=== PROVIDED MATERIAL ===
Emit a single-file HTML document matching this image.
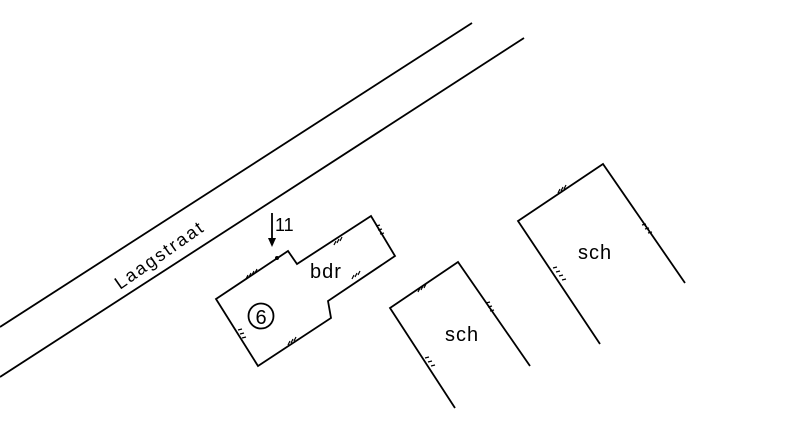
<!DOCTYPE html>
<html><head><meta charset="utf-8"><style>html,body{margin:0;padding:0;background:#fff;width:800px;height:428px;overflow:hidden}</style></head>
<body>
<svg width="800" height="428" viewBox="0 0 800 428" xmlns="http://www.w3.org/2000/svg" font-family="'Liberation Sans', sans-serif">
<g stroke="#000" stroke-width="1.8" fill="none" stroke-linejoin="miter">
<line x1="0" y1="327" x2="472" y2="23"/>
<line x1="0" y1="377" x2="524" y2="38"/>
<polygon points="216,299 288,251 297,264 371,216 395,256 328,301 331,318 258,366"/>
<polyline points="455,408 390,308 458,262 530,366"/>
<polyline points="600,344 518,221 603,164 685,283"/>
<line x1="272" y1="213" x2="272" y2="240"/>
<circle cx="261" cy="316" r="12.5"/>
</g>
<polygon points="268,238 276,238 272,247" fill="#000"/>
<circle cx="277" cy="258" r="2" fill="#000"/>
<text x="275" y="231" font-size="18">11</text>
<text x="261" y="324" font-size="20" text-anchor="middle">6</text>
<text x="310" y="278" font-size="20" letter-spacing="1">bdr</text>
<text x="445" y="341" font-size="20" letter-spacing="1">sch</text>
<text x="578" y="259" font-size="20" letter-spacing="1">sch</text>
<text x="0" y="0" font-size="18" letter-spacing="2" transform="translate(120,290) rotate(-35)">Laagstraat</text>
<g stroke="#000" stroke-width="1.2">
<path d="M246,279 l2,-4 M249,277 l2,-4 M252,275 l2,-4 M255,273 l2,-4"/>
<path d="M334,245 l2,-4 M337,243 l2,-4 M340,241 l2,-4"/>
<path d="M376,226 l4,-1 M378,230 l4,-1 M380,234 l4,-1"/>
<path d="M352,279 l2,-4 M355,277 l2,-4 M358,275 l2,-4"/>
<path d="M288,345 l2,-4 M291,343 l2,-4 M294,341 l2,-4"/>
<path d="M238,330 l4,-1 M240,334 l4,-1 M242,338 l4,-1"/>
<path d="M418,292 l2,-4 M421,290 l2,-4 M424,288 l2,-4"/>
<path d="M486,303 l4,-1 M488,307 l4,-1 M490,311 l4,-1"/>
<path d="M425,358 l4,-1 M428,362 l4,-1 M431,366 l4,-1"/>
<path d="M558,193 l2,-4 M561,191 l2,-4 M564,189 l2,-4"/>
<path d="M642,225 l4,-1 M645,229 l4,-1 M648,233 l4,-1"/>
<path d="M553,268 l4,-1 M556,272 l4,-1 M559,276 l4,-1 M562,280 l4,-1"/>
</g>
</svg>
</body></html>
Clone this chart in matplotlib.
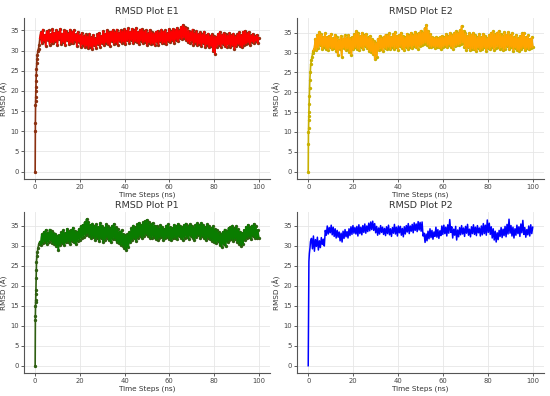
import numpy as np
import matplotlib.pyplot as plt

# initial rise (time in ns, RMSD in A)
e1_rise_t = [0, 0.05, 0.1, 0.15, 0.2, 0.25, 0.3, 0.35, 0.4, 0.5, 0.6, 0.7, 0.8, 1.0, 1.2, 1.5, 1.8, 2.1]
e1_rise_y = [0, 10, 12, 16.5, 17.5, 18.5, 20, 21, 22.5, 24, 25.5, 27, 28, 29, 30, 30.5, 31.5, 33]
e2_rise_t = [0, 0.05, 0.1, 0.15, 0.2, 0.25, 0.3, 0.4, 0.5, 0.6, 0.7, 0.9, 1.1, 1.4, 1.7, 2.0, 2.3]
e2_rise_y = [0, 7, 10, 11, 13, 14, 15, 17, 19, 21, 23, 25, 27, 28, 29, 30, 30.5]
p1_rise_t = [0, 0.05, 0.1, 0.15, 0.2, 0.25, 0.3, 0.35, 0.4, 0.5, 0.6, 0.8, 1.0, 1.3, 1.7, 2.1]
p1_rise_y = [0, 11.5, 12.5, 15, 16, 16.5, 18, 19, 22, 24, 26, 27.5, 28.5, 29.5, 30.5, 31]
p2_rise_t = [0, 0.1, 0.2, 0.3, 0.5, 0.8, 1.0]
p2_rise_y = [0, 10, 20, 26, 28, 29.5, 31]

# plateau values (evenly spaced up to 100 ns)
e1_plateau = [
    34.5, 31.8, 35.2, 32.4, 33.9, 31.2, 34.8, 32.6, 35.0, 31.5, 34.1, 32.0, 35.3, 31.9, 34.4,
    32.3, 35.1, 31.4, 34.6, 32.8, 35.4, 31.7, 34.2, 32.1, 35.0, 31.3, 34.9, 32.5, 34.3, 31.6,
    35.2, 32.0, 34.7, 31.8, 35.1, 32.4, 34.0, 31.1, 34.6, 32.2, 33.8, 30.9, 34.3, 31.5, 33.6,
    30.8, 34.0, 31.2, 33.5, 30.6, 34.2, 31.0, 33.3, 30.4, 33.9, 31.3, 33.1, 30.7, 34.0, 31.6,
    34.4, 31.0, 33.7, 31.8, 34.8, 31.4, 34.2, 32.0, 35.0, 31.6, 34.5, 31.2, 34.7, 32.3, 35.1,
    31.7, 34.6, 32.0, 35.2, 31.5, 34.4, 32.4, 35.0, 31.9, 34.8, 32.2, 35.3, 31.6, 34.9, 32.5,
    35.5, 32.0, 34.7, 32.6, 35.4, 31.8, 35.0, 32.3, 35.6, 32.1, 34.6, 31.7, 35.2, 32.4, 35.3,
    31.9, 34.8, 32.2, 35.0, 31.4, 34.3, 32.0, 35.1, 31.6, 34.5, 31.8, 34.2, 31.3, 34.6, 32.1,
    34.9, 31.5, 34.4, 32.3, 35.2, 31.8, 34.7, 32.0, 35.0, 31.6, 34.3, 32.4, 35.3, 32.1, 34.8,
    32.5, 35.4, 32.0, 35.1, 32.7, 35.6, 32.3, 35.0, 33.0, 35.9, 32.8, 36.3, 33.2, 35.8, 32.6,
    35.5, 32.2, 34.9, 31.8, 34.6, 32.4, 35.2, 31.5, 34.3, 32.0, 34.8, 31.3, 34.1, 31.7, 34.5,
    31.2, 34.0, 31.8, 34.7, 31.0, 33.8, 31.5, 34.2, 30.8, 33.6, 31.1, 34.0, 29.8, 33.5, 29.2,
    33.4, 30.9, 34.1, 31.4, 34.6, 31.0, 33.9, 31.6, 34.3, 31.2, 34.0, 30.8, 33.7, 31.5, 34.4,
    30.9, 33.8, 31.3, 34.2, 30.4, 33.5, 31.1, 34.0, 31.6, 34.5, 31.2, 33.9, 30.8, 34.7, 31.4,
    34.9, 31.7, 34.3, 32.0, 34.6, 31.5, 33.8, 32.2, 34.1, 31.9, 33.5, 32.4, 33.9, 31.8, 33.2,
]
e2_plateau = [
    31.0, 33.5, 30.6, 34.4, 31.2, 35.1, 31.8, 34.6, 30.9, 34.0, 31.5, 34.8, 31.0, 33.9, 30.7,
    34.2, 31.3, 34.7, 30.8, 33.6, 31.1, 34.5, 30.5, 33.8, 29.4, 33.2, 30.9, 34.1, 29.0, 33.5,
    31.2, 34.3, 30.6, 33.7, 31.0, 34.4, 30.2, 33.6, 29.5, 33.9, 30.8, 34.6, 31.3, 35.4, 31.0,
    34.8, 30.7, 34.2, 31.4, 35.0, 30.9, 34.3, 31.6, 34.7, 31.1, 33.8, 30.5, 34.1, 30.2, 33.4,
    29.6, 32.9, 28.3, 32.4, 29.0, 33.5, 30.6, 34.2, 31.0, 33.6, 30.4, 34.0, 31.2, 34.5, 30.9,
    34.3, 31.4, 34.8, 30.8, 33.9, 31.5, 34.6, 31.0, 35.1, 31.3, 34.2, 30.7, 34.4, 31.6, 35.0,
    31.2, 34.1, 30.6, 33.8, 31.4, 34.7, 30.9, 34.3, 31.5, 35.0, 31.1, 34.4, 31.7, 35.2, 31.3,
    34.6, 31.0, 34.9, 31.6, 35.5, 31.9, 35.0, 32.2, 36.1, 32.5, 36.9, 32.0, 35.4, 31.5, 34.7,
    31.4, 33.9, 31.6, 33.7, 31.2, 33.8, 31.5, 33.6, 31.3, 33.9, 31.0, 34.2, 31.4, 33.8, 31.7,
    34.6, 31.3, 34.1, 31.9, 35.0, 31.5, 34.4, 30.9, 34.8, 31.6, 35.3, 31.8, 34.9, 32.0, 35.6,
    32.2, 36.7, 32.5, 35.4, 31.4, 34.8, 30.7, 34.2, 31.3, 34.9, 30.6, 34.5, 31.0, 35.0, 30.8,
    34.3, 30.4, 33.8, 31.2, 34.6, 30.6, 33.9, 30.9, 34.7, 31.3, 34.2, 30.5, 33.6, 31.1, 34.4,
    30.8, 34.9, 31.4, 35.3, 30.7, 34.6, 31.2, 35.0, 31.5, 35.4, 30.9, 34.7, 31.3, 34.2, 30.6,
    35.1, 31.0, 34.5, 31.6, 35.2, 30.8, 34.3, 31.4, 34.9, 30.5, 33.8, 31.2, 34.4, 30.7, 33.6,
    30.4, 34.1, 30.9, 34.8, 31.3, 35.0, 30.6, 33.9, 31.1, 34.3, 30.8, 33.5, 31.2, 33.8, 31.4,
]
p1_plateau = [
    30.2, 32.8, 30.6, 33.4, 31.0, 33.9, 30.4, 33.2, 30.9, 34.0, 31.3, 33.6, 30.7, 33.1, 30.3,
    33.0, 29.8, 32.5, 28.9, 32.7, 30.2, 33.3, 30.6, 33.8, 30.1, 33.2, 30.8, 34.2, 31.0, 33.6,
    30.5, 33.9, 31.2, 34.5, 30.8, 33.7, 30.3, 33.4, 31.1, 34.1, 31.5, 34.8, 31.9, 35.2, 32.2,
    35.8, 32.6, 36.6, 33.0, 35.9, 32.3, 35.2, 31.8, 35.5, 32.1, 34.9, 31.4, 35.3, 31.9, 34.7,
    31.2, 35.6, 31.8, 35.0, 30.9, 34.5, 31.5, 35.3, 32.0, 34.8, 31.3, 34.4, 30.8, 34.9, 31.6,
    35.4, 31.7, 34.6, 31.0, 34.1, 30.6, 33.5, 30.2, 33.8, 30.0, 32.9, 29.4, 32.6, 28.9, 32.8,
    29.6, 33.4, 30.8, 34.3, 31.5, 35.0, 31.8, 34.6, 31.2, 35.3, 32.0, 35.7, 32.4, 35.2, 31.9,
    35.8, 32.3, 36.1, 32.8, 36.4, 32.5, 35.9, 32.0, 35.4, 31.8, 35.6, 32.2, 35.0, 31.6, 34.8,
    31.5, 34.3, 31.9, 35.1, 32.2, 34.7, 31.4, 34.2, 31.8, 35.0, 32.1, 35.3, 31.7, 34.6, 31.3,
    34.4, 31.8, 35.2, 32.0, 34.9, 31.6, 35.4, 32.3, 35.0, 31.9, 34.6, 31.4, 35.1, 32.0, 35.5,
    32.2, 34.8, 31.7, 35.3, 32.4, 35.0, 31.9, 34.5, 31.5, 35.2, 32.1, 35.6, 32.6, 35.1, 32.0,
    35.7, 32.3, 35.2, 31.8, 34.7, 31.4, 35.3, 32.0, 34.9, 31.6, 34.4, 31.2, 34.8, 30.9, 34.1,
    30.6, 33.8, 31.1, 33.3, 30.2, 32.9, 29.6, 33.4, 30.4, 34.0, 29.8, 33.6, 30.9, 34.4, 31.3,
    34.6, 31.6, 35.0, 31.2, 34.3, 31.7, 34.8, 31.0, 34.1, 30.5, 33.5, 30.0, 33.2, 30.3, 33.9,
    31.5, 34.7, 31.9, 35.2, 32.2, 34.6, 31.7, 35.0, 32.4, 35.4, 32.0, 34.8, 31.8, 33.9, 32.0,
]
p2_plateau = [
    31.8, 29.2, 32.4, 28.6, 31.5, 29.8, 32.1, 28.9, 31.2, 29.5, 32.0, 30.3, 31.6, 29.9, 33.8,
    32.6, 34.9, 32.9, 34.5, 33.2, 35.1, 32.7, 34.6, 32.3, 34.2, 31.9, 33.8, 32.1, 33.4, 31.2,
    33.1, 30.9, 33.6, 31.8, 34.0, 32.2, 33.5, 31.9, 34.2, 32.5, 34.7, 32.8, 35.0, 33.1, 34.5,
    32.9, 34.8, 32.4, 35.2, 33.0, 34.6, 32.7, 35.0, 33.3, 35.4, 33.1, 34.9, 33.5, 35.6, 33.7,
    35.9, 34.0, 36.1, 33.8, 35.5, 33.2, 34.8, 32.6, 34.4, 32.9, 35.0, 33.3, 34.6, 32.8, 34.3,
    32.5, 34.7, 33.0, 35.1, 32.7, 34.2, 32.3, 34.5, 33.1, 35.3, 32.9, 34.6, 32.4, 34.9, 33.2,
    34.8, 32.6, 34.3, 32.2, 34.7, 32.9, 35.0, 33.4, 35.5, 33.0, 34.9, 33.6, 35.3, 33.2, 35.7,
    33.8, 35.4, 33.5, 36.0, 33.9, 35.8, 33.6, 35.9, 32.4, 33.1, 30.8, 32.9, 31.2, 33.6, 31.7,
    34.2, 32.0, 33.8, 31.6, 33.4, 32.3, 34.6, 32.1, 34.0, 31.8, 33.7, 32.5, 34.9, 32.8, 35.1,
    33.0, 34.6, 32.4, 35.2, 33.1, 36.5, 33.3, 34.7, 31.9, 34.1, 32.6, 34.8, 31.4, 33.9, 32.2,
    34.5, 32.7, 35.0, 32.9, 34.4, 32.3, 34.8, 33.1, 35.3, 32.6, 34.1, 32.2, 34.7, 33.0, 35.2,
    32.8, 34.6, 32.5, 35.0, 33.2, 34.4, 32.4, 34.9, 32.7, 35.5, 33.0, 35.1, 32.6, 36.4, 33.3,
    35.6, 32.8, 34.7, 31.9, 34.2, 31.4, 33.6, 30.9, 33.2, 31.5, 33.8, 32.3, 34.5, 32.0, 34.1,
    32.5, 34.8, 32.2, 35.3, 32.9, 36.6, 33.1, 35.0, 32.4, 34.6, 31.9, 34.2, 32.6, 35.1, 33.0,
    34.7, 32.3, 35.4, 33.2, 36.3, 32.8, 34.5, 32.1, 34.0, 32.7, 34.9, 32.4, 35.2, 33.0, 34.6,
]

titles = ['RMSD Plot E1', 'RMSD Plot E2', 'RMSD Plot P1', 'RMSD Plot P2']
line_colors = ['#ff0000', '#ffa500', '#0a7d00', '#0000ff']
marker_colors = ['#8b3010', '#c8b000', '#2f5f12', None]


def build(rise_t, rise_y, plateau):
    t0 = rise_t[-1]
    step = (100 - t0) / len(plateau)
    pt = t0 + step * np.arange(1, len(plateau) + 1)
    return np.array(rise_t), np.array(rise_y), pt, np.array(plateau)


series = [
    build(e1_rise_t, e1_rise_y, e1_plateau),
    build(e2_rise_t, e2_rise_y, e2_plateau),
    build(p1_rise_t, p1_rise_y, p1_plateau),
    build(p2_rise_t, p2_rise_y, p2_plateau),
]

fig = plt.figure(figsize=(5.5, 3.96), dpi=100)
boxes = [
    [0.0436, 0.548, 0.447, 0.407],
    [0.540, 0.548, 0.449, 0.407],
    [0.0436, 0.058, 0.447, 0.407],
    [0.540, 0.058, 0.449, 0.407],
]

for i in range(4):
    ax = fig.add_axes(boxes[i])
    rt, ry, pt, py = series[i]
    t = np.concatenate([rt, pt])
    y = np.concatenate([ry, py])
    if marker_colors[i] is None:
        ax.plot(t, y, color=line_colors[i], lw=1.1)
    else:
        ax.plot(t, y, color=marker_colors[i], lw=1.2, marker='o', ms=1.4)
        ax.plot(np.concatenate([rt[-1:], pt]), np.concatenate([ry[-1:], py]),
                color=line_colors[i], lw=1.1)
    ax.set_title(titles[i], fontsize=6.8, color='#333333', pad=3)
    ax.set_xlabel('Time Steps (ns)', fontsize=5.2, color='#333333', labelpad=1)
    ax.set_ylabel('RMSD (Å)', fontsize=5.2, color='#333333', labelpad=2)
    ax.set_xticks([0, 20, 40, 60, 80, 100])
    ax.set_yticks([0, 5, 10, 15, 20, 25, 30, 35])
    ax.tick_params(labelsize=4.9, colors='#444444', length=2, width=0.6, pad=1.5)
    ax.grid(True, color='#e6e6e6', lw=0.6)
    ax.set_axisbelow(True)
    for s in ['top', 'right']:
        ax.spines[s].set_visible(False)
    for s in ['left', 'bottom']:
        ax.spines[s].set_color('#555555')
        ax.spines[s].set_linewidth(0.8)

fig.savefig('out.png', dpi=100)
===
→ **WHAT THE EXERCISE ASKS**: Using the entries above, extract exactly the lines from the one that contains "Clone this chart in matplotlib." through the one that contains "import matplotlib.pyplot as plt". Do not carry over any pictures.

→ **SOLUTION BELOW**:
Clone this chart in matplotlib.
import numpy as np
import matplotlib.pyplot as plt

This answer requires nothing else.